▶ _Material provided_
## Start
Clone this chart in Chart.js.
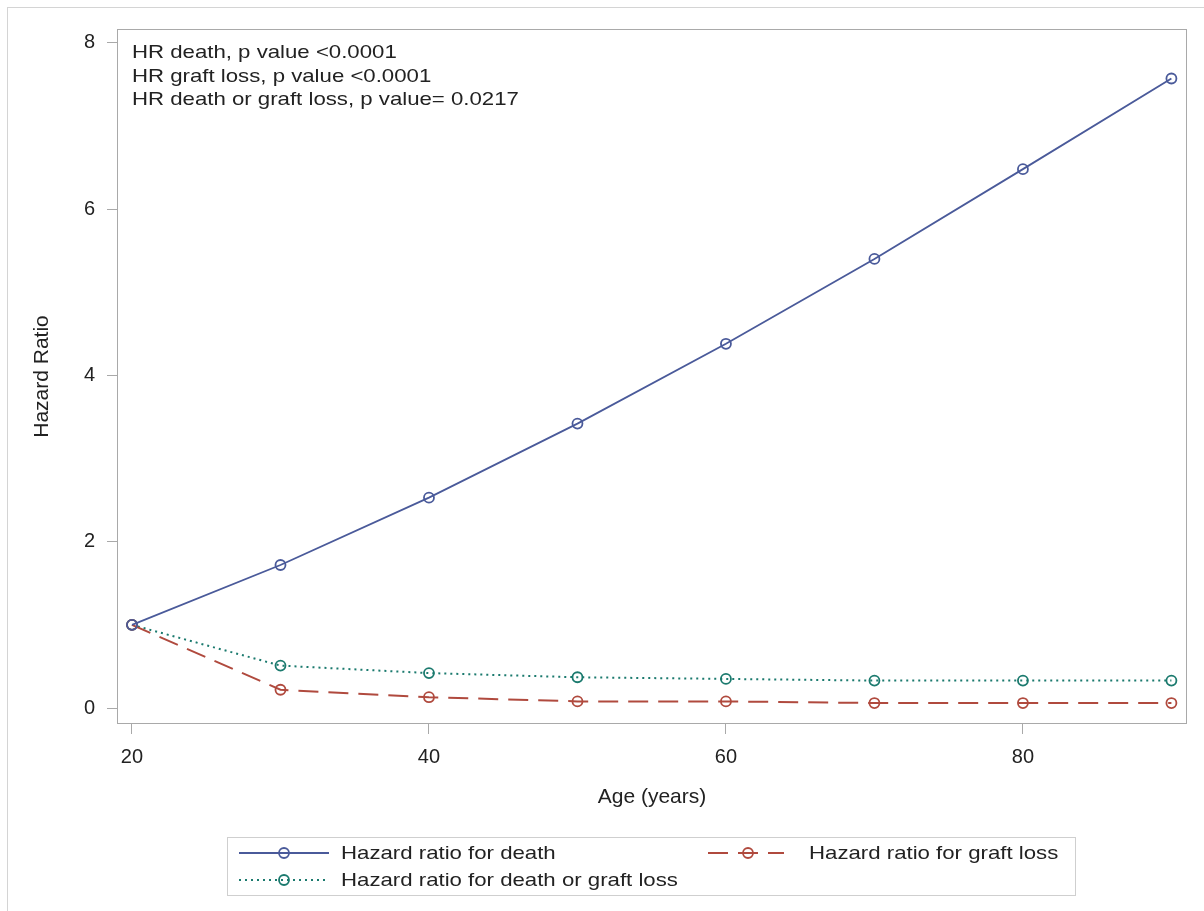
<!DOCTYPE html>
<html>
<head>
<meta charset="utf-8">
<script src="https://cdn.jsdelivr.net/npm/chart.js@4.4.1/dist/chart.umd.min.js"></script>
<style>
html,body{margin:0;padding:0;background:#fff;}
#wrap{position:relative;width:1204px;height:911px;overflow:hidden;font-family:"Liberation Sans",Arial,sans-serif;color:#222;}
#outer{position:absolute;left:7px;top:7px;width:1210px;height:920px;border:1px solid #d4d4d4;}
#c{position:absolute;left:0;top:0;}
.txt{position:absolute;white-space:nowrap;font-size:18.5px;transform:scaleX(1.2);transform-origin:left center;}
#note{position:absolute;left:132px;top:40px;line-height:23.5px;}
#note .txt{position:relative;display:block;}
#legend{position:absolute;left:227px;top:837px;width:847px;height:57px;border:1px solid #cfcfcf;}
.item{position:absolute;height:26px;line-height:26px;}
.item svg{position:absolute;top:3px;left:0;}
</style>
</head>
<body>
<div id="wrap">
  <div id="outer"></div>
  <canvas id="c" width="1204" height="911"></canvas>
  <div id="note"></div>
  <div id="legend"></div>
</div>
<script>
// values
const ages = [20, 30, 40, 50, 60, 70, 80, 90];
const hrDeath = [1, 1.72, 2.53, 3.42, 4.38, 5.40, 6.48, 7.57];
const hrGraft = [1, 0.22, 0.13, 0.08, 0.08, 0.06, 0.06, 0.06];
const hrEither = [1, 0.51, 0.42, 0.37, 0.35, 0.33, 0.33, 0.33];
const xTicks = [20, 40, 60, 80];
const yTicks = [0, 2, 4, 6, 8];
const notes = ['HR death, p value <0.0001', 'HR graft loss, p value <0.0001', 'HR death or graft loss, p value= 0.0217'];
const seriesNames = ['Hazard ratio for death', 'Hazard ratio for graft loss', 'Hazard ratio for death or graft loss'];

const frameColor = '#a9a9a9';
const textColor = '#222';
const font = {family: '"Liberation Sans", Arial, sans-serif', size: 20};

function series(label, data, color, dash, width){
  return {label, data: ages.map((a,i)=>({x:a, y:data[i]})), borderColor:color, borderWidth:width, borderDash:dash,
    pointStyle:'circle', pointRadius:5, pointBorderWidth:1.8, pointBorderColor:color, pointBackgroundColor:'rgba(0,0,0,0)',
    pointHoverRadius:5, tension:0, fill:false};
}

const frame = {
  id:'frame',
  beforeDatasetsDraw(chart){
    const a = chart.chartArea, ctx = chart.ctx;
    ctx.save(); ctx.strokeStyle = frameColor; ctx.lineWidth = 1;
    ctx.strokeRect(Math.round(a.left)+0.5, Math.round(a.top)+0.5, Math.round(a.right-a.left)-1, Math.round(a.bottom-a.top)-1);
    ctx.restore();
  }
};

const chart = new Chart(document.getElementById('c'), {
  type:'line',
  data:{datasets:[
    series(seriesNames[0], hrDeath, '#4a5a9a', [], 1.8),
    series(seriesNames[1], hrGraft, '#b04a3e', [20,10], 2),
    series(seriesNames[2], hrEither, '#1b7a6e', [2,4], 2)
  ]},
  options:{
    responsive:false, animation:false, devicePixelRatio:1,
    layout:{padding:{left:0, top:29, right:17, bottom:87}},
    plugins:{legend:{display:false}, tooltip:{enabled:false}},
    scales:{
      x:{type:'linear', min:18.99, max:91.05,
        afterBuildTicks(s){ s.ticks = xTicks.map(v=>({value:v})); },
        afterFit(s){ s.height = 100; },
        grid:{drawOnChartArea:false, drawTicks:true, tickLength:10, color:frameColor},
        border:{display:false},
        ticks:{color:textColor, font, padding:11},
        title:{display:true, text:'Age (years)', color:textColor, font:{...font, size:21}, padding:{top:0, bottom:14}}
      },
      y:{min:-0.192, max:8.165,
        afterBuildTicks(s){ s.ticks = yTicks.map(v=>({value:v})); },
        afterFit(s){ s.width = 117; },
        grid:{drawOnChartArea:false, drawTicks:true, tickLength:10, color:frameColor},
        border:{display:false},
        ticks:{color:textColor, font, padding:12},
        title:{display:true, text:'Hazard Ratio', color:textColor, font:{...font, size:21}, padding:{top:30, bottom:0}}
      }
    }
  },
  plugins:[frame]
});

document.getElementById('note').innerHTML = notes.map(t=>`<span class="txt">${t}</span>`).join('');

// legend built from the datasets
const legendSlots = [
  {ds:0, left:11, top:2, w:90, mark:45, text:113},
  {ds:1, left:480, top:2, w:76, mark:40, text:581},
  {ds:2, left:11, top:29, w:90, mark:45, text:113}
];
const legend = document.getElementById('legend');
legendSlots.forEach(s=>{
  const d = chart.data.datasets[s.ds];
  const dash = d.borderDash.length ? `stroke-dasharray="${d.borderDash.join(' ')}"` : '';
  const el = document.createElement('div');
  el.className = 'item';
  el.style.left = s.left + 'px'; el.style.top = s.top + 'px';
  el.innerHTML = `<svg width="${s.w}" height="20"><line x1="0" y1="10" x2="${s.w}" y2="10" stroke="${d.borderColor}" stroke-width="${d.borderWidth}" ${dash}/>`+
    `<circle cx="${s.mark}" cy="10" r="5" fill="none" stroke="${d.borderColor}" stroke-width="1.8"/></svg>`+
    `<span class="txt" style="left:${s.text - s.left}px;top:0">${d.label}</span>`;
  legend.appendChild(el);
});
</script>
</body>
</html>
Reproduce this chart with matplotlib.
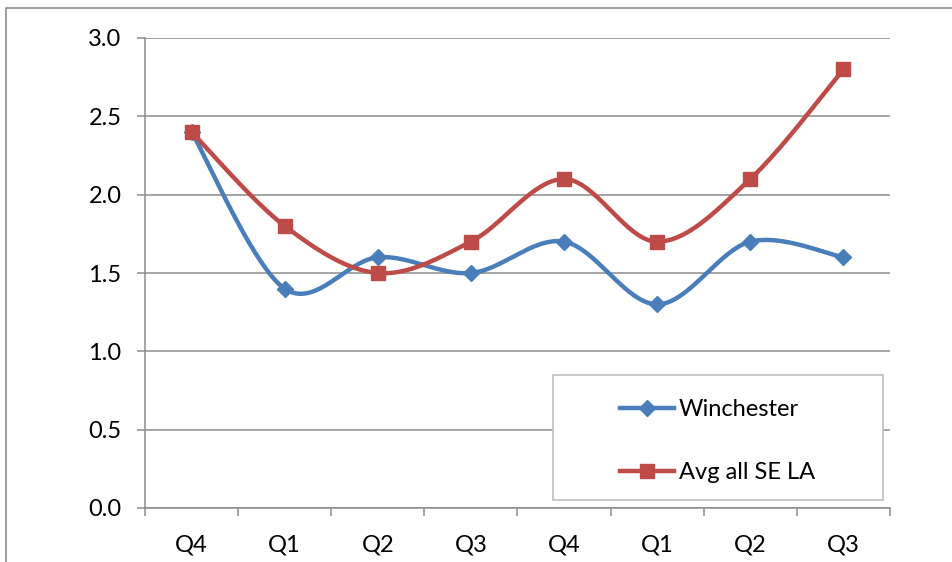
import numpy as np
import matplotlib
matplotlib.use("Agg")
import matplotlib.pyplot as plt
from matplotlib.lines import Line2D
from matplotlib.patches import Rectangle

quarters = ["Q4", "Q1", "Q2", "Q3", "Q4", "Q1", "Q2", "Q3"]
winchester = [2.4, 1.4, 1.6, 1.5, 1.7, 1.3, 1.7, 1.6]
avg_se_la = [2.4, 1.8, 1.5, 1.7, 2.1, 1.7, 2.1, 2.8]
y_ticks = [0.0, 0.5, 1.0, 1.5, 2.0, 2.5, 3.0]

BLUE = "#4A7EBB"
RED = "#BE4B48"
GRID = "#8C8C8C"
FONT = "Lato"

plt.rcParams["font.family"] = [FONT, "DejaVu Sans"]


def smooth(xs, ys, n=40):
    """Cardinal (Catmull-Rom) Bezier smoothing through every point."""
    p = np.column_stack([xs, ys]).astype(float)
    ext = np.vstack([p[0], p, p[-1]])
    out = []
    t = np.linspace(0, 1, n)[:, None]
    for i in range(len(p) - 1):
        p0, p1, p2, p3 = ext[i], ext[i + 1], ext[i + 2], ext[i + 3]
        c1 = p1 + (p2 - p0) / 6.0
        c2 = p2 - (p3 - p1) / 6.0
        seg = ((1 - t) ** 3) * p1 + 3 * ((1 - t) ** 2) * t * c1 + 3 * (1 - t) * t ** 2 * c2 + t ** 3 * p2
        out.append(seg if i == 0 else seg[1:])
    seg = np.vstack(out)
    return seg[:, 0], seg[:, 1]


W, H = 953, 562
fig = plt.figure(figsize=(W / 100, H / 100), dpi=100)

# outer chart frame (left and top edges)
fig.add_artist(Line2D([6 / W, 6 / W, 1.0], [0.0, 1 - 8 / H, 1 - 8 / H],
                      transform=fig.transFigure, color=GRID, lw=1.2))

ax = fig.add_axes([145 / W, 1 - 508 / H, (890 - 145) / W, (508 - 38) / H])

x = np.arange(len(quarters)) + 0.5
for vals, col, mk, ms in [(winchester, BLUE, "D", 8), (avg_se_la, RED, "s", 9.5)]:
    sx, sy = smooth(x, vals)
    ax.plot(sx, sy, color=col, lw=3.2, solid_capstyle="round", zorder=3)
    ax.plot(x, vals, linestyle="none", marker=mk, ms=ms, color=col, zorder=4)

ax.set_xlim(0, len(quarters))
ax.set_ylim(0, 3.0)
ax.set_yticks(y_ticks)
ax.set_yticklabels([f"{v:.1f}" for v in y_ticks])
ax.set_xticks(np.arange(len(quarters) + 1))
ax.set_xticklabels([])
ax.set_xticks(x, minor=True)
ax.set_xticklabels(quarters, minor=True)

ax.grid(axis="y", color=GRID, lw=1.1)
ax.set_axisbelow(True)
for s in ["top", "right"]:
    ax.spines[s].set_visible(False)
for s in ["left", "bottom"]:
    ax.spines[s].set_color(GRID)
    ax.spines[s].set_linewidth(1.1)

ax.tick_params(axis="y", direction="out", length=6, width=1.1, color=GRID,
               pad=11, labelsize=17, labelcolor="black")
ax.tick_params(axis="x", which="major", direction="out", length=6, width=1.1, color=GRID)
ax.tick_params(axis="x", which="minor", length=0, pad=19, labelsize=17, labelcolor="black")

# legend
fig.add_artist(Rectangle((553 / W, 1 - 500 / H), (883 - 553) / W, (500 - 375) / H,
                         transform=fig.transFigure, facecolor="white",
                         edgecolor="#BFBFBF", lw=1.2, zorder=5))
handles = [Line2D([], [], color=BLUE, lw=3.2, marker="D", ms=8),
           Line2D([], [], color=RED, lw=3.2, marker="s", ms=9.5)]
leg = fig.legend(handles, ["Winchester", "Avg all SE LA"], loc="upper left",
                 bbox_to_anchor=(608 / W, 1 - 387 / H), frameon=False,
                 fontsize=17, handlelength=2.3, handletextpad=0.2,
                 labelspacing=1.8, borderpad=0.0)
leg.set_zorder(6)

fig.savefig("out.png", dpi=100)
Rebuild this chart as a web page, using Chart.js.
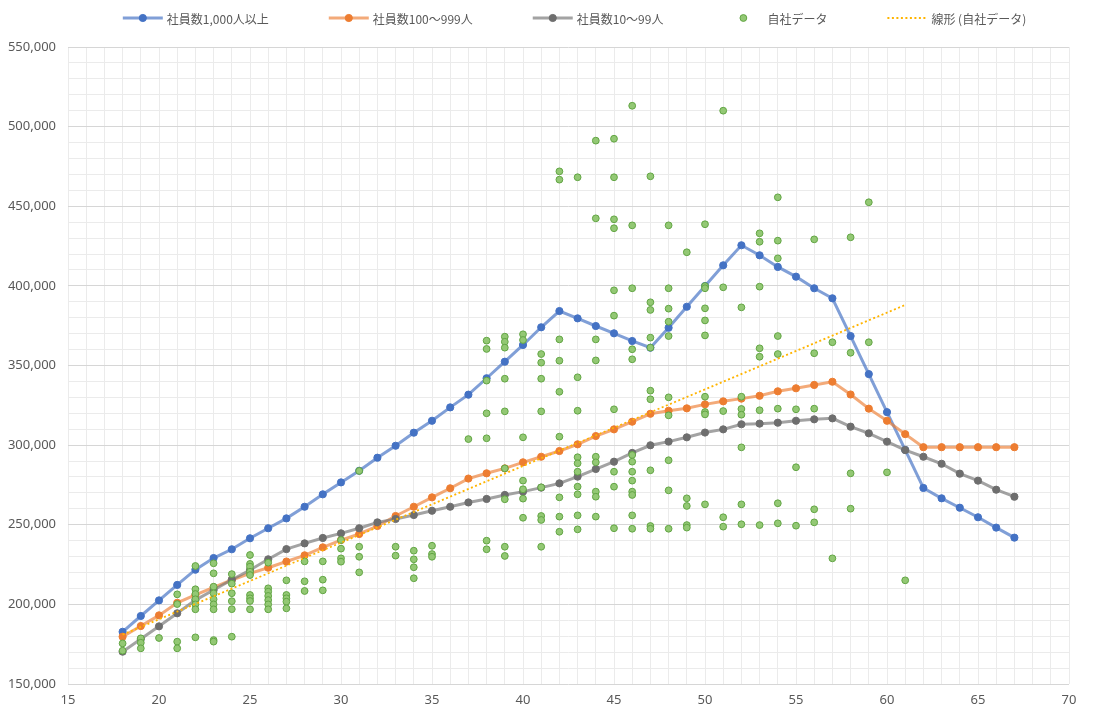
<!DOCTYPE html>
<html>
<head>
<meta charset="utf-8">
<script src="https://cdn.jsdelivr.net/npm/chart.js@4.4.0/dist/chart.umd.min.js"></script>
<style>
html,body{margin:0;padding:0;background:#ffffff;}
#wrap{width:1095px;height:716px;position:relative;}
</style>
</head>
<body>
<div id="wrap"><canvas id="c" width="1095" height="716"></canvas></div>
<script>
// ---- data ----
const seriesLabels = ['社員数1,000人以上', '社員数100〜999人', '社員数10〜99人', '自社データ', '線形 (自社データ)'];

const ages = [18,19,20,21,22,23,24,25,26,27,28,29,30,31,32,33,34,35,36,37,38,39,40,41,42,
              43,44,45,46,47,48,49,50,51,52,53,54,55,56,57,58,59,60,61,62,63,64,65,66,67];

const payLarge = [182800,192700,202500,212200,221800,229100,234600,241500,247800,254000,
                  261300,269100,276600,283900,292100,299600,307800,315300,323700,331700,
                  342000,352400,362900,374000,384200,379600,374800,370200,365400,361200,
                  373700,386900,399900,412900,425500,419200,411900,405800,398500,392200,
                  368500,344600,320700,297000,273100,266600,260700,254700,248200,241900];

const payMedium = [179700,186400,193100,201000,205900,210700,215300,219500,223000,226900,
                   230800,235800,240400,244200,249200,255500,261300,267200,272900,279000,
                   282300,285400,289200,292700,296300,300500,305700,309900,314700,319700,
                   321600,323100,325600,327500,329200,331000,333800,335700,337800,339800,
                   331800,322900,315300,306900,298700,298700,298700,298700,298700,298700];

const paySmall = [170300,178200,186200,194400,202700,209000,215500,221600,228300,234700,
                  238300,241700,244600,247800,251500,253600,256100,258800,261300,264000,
                  266200,268700,270800,273300,276000,280200,285000,289600,295100,299900,
                  302200,304900,307900,309900,313100,313500,314100,315300,316200,316800,
                  311600,307400,302200,296900,292700,288300,282100,277700,272000,267600];

const ownAges = [
  18,18,
  19,19,19,
  20,
  21,21,21,21,
  22,22,22,22,22,22,22,
  23,23,23,23,23,23,23,23,23,
  24,24,24,24,24,24,
  25,25,25,25,25,25,25,25,25,
  26,26,26,26,26,26,26,
  27,27,27,27,27,
  28,28,28,
  29,29,29,
  30,30,30,30,
  31,31,31,31,
  33,33,
  34,34,34,34,
  35,35,35,
  37,
  38,38,38,38,38,38,38,
  39,39,39,39,39,39,39,39,39,
  40,40,40,40,40,40,40,
  41,41,41,41,41,41,41,41,
  42,42,42,42,42,42,42,42,42,
  43,43,43,43,43,43,43,43,43,43,
  44,44,44,44,44,44,44,44,44,
  45,45,45,45,45,45,45,45,45,45,
  46,46,46,46,46,46,46,46,46,46,46,46,46,
  47,47,47,47,47,47,47,47,47,47,
  48,48,48,48,48,48,48,48,48,48,
  49,49,49,49,49,
  50,50,50,50,50,50,50,50,50,50,
  51,51,51,51,51,
  52,52,52,52,52,52,52,
  53,53,53,53,53,53,53,
  54,54,54,54,54,54,54,54,
  55,55,55,
  56,56,56,56,56,
  57,57,
  58,58,58,58,
  59,59,
  60,
  61
];

const ownPay = [
  175500,170900,
  178700,175900,172400,
  178900,
  206300,200200,176600,172400,
  224100,209500,206500,203200,200000,196900,179300,
  225800,219500,211100,206900,203200,200000,196900,177600,176600,
  219000,213000,207000,202000,197000,179700,
  231000,225400,223700,220500,218400,205900,203800,202100,196900,
  226200,210100,208000,205300,202700,200000,196900,
  215100,205900,203800,201700,197500,
  227000,214500,208400,
  227000,215500,208800,
  240400,235000,228900,226800,
  283800,236200,229900,220100,
  236200,230600,
  233700,228300,223300,216400,
  236800,231600,229900,
  303800,
  365600,360400,340500,320000,304300,240000,234600,
  368100,364900,361200,341700,321200,285400,266000,236200,230400,
  369600,366000,304900,277700,272300,266400,254400,
  357200,351800,341700,321200,273500,255500,253000,236200,
  471900,466700,366400,353000,333500,305300,267200,255100,245600,
  468200,342600,321600,292400,288600,283300,273900,269100,255900,247100,
  491200,442400,366400,353200,292700,289200,270800,267600,255100,
  492400,468200,441800,436200,397200,381300,322500,283300,273900,247800,
  513100,438000,398500,360200,353900,293800,289600,283300,277700,270800,268700,255900,247500,
  468800,389700,384900,367500,361200,334200,328800,284200,249200,247500,
  438000,398500,385700,377500,368500,330000,318700,290500,271600,247500,
  421100,266600,261800,249800,248200,
  438700,399900,398500,385900,378300,368900,330400,320800,319300,262800,
  510000,399100,321400,254700,248800,
  386500,330400,322700,319100,298600,262800,250300,
  433000,427700,399500,360800,355500,321900,249800,
  455600,428400,417300,368500,357200,322900,263500,250900,
  322500,286100,249400,
  429200,357700,322900,259700,251500,
  364600,228900,
  430500,358000,282300,260100,
  452500,364600,
  282900,
  215100
];

// linear trendline of the company data: its two end points
const trendAges = [18, 61];
const trendPay = [181000, 388000];

// axis tick labels
const xTickLabels = [15,20,25,30,35,40,45,50,55,60,65,70];
const yTickLabels = [150000,200000,250000,300000,350000,400000,450000,500000,550000];

// ---- build library structures ----
const pts = (xs, ys) => xs.map((x, i) => ({x: x, y: ys[i]}));

const lineDs = (label, ys, line, marker, order) => ({
  label: label,
  data: pts(ages, ys),
  showLine: true,
  borderColor: line,
  backgroundColor: marker,
  borderWidth: 3,
  tension: 0,
  pointRadius: 3.6,
  pointBorderWidth: 1,
  pointBackgroundColor: marker,
  pointBorderColor: marker,
  order: order
});

const datasets = [
  lineDs(seriesLabels[0], payLarge, 'rgba(68,114,196,0.68)', '#4472C4', 4),
  lineDs(seriesLabels[1], payMedium, 'rgba(237,125,49,0.65)', '#ED7D31', 3),
  lineDs(seriesLabels[2], paySmall, 'rgba(120,120,120,0.68)', '#6E6E6E', 2),
  {
    label: seriesLabels[3],
    data: pts(ownAges, ownPay),
    showLine: false,
    pointRadius: 3.4,
    pointBorderWidth: 1,
    pointBackgroundColor: '#93C874',
    pointBorderColor: '#62A544',
    backgroundColor: '#93C874',
    borderColor: '#62A544',
    order: 1
  },
  {
    label: seriesLabels[4],
    data: pts(trendAges, trendPay),
    showLine: true,
    borderColor: '#FFB400',
    backgroundColor: '#FFB400',
    borderWidth: 1.8,
    borderDash: [2, 2.5],
    pointRadius: 0,
    tension: 0,
    order: 0
  }
];

// Excel-like legend (line + marker samples)
const excelLegend = {
  id: 'excelLegend',
  afterDraw(chart) {
    const ctx = chart.ctx;
    const dsList = chart.data.datasets;
    ctx.save();
    ctx.font = '12px "Noto Sans CJK JP", "Noto Sans", sans-serif';
    const sampleW = 40, textGap = 4, itemGap = 60;
    const widths = dsList.map(d => sampleW + textGap + ctx.measureText(d.label).width);
    const total = widths.reduce((a, b) => a + b, 0) + itemGap * (dsList.length - 1);
    const center = (chart.chartArea.left + chart.chartArea.right) / 2 + 6;
    let x = center - total / 2;
    const y = 18;
    dsList.forEach((d, i) => {
      const mid = x + sampleW / 2;
      if (d.showLine) {
        ctx.beginPath();
        ctx.setLineDash(d.borderDash || []);
        ctx.strokeStyle = d.borderColor;
        ctx.lineWidth = d.borderWidth;
        ctx.moveTo(x, y);
        ctx.lineTo(x + sampleW, y);
        ctx.stroke();
        ctx.setLineDash([]);
      }
      if (d.pointRadius > 0) {
        ctx.beginPath();
        ctx.arc(mid, y, d.pointRadius, 0, Math.PI * 2);
        ctx.fillStyle = d.pointBackgroundColor;
        ctx.fill();
        ctx.lineWidth = 1;
        ctx.strokeStyle = d.pointBorderColor;
        ctx.stroke();
      }
      ctx.fillStyle = '#595959';
      ctx.textBaseline = 'middle';
      ctx.textAlign = 'left';
      ctx.fillText(d.label, x + sampleW + textGap, y + 1);
      x += widths[i] + itemGap;
    });
    ctx.restore();
  }
};

const tickFont = {family: '"Noto Sans", "DejaVu Sans", sans-serif', size: 13};

new Chart(document.getElementById('c'), {
  type: 'scatter',
  data: {datasets: datasets},
  plugins: [excelLegend],
  options: {
    responsive: false,
    devicePixelRatio: 1,
    animation: false,
    layout: {padding: {top: 47, right: 26, bottom: 0, left: 0}},
    plugins: {
      legend: {display: false},
      tooltip: {enabled: false}
    },
    scales: {
      x: {
        type: 'linear',
        min: xTickLabels[0],
        max: xTickLabels[xTickLabels.length - 1],
        afterFit(scale) { scale.height = 32; },
        ticks: {
          stepSize: 1,
          autoSkip: false,
          maxRotation: 0,
          padding: 8,
          color: '#595959',
          font: tickFont,
          callback: v => xTickLabels.includes(v) ? String(v) : ''
        },
        grid: {color: '#ebebeb', lineWidth: 1, drawTicks: false},
        border: {display: false}
      },
      y: {
        type: 'linear',
        min: yTickLabels[0],
        max: yTickLabels[yTickLabels.length - 1],
        afterFit(scale) { scale.width = 68; },
        ticks: {
          stepSize: 10000,
          autoSkip: false,
          padding: 12,
          color: '#595959',
          font: tickFont,
          callback: v => yTickLabels.includes(v) ? v.toLocaleString('en-US') : ''
        },
        grid: {
          color: ctx => (ctx.tick && yTickLabels.includes(ctx.tick.value)) ? '#d6d6d6' : '#ebebeb',
          lineWidth: 1,
          drawTicks: false
        },
        border: {display: false}
      }
    }
  }
});
</script>
</body>
</html>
## End
Find out how many lines in the listing contain the string "this". Give the number alone.

3